[Rows from a dataset of charts and code]
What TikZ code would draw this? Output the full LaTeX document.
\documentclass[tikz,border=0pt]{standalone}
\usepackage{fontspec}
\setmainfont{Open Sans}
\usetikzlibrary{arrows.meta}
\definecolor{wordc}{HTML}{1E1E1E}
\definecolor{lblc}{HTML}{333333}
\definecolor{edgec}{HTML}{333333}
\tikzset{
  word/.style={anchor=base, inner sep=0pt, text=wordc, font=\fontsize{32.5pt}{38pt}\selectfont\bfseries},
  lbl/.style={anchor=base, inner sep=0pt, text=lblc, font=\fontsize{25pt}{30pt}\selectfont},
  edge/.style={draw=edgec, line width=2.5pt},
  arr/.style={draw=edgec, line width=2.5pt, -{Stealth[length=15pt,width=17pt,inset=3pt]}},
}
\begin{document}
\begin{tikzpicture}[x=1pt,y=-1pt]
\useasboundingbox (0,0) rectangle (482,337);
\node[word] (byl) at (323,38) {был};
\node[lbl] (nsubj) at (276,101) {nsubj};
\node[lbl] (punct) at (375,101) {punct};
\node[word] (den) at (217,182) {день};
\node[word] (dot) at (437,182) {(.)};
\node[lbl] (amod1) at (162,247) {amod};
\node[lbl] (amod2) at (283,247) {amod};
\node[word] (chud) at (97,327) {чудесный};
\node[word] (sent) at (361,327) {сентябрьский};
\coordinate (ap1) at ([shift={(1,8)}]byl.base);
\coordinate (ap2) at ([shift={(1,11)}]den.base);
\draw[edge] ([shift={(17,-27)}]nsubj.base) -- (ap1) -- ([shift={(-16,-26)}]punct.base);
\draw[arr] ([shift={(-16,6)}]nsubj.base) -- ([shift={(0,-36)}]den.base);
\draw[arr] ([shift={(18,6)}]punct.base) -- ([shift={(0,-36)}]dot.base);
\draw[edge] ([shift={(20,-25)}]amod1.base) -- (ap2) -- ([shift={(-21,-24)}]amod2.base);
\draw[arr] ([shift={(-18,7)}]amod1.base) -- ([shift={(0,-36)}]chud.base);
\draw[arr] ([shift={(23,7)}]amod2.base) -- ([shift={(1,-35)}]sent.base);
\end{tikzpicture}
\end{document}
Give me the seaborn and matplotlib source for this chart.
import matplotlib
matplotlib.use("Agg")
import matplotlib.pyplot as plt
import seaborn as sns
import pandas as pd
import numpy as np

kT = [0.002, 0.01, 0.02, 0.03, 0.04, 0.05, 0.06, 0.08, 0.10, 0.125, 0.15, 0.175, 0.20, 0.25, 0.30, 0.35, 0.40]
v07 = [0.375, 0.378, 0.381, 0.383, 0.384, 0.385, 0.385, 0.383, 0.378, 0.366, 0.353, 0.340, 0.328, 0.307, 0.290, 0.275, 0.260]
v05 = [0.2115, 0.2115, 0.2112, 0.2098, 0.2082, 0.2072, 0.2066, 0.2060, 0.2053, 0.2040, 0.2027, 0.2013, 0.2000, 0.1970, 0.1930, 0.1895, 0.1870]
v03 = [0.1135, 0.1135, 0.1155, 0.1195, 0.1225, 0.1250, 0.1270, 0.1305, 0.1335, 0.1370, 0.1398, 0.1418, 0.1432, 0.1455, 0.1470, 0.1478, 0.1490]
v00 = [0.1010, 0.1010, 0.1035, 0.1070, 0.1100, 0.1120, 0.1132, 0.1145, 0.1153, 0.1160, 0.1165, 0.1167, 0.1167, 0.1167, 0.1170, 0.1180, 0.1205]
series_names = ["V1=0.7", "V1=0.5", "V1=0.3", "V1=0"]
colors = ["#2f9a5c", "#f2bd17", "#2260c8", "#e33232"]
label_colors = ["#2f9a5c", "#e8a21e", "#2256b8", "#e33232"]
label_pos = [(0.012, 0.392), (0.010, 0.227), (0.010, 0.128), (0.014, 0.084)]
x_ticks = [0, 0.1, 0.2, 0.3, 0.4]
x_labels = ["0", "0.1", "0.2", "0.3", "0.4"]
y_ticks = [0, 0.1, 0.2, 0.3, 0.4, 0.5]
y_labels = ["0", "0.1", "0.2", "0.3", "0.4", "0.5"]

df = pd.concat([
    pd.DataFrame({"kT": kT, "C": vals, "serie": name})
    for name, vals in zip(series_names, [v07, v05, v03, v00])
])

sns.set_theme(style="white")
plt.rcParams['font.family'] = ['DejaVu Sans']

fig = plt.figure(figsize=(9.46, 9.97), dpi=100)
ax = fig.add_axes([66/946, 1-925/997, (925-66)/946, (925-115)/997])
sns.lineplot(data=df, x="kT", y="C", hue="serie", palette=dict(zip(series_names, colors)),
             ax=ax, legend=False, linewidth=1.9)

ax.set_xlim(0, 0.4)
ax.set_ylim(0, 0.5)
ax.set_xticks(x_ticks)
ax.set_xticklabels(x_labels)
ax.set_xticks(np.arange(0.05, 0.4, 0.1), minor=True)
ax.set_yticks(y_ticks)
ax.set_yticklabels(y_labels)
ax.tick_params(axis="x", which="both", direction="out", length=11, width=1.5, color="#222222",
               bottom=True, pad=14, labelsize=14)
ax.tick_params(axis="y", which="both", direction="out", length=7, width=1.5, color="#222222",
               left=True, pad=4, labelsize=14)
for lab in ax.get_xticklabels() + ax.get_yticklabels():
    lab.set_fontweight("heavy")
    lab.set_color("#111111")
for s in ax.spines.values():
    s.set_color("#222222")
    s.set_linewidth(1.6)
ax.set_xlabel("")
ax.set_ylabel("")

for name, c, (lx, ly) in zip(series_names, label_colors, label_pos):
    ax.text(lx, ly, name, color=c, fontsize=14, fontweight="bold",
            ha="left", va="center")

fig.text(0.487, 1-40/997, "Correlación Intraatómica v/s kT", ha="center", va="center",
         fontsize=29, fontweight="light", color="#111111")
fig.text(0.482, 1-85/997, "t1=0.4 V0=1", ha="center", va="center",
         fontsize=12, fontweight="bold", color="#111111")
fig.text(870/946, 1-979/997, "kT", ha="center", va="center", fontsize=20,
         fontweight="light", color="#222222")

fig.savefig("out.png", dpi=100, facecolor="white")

_Task objective_: Transcribe, exactly and without additions, the lines of the records above, beginning with the line that contains "Give me the" and ending with the line that contains "import numpy as np", both included.

_Output below_:
Give me the seaborn and matplotlib source for this chart.
import matplotlib
matplotlib.use("Agg")
import matplotlib.pyplot as plt
import seaborn as sns
import pandas as pd
import numpy as np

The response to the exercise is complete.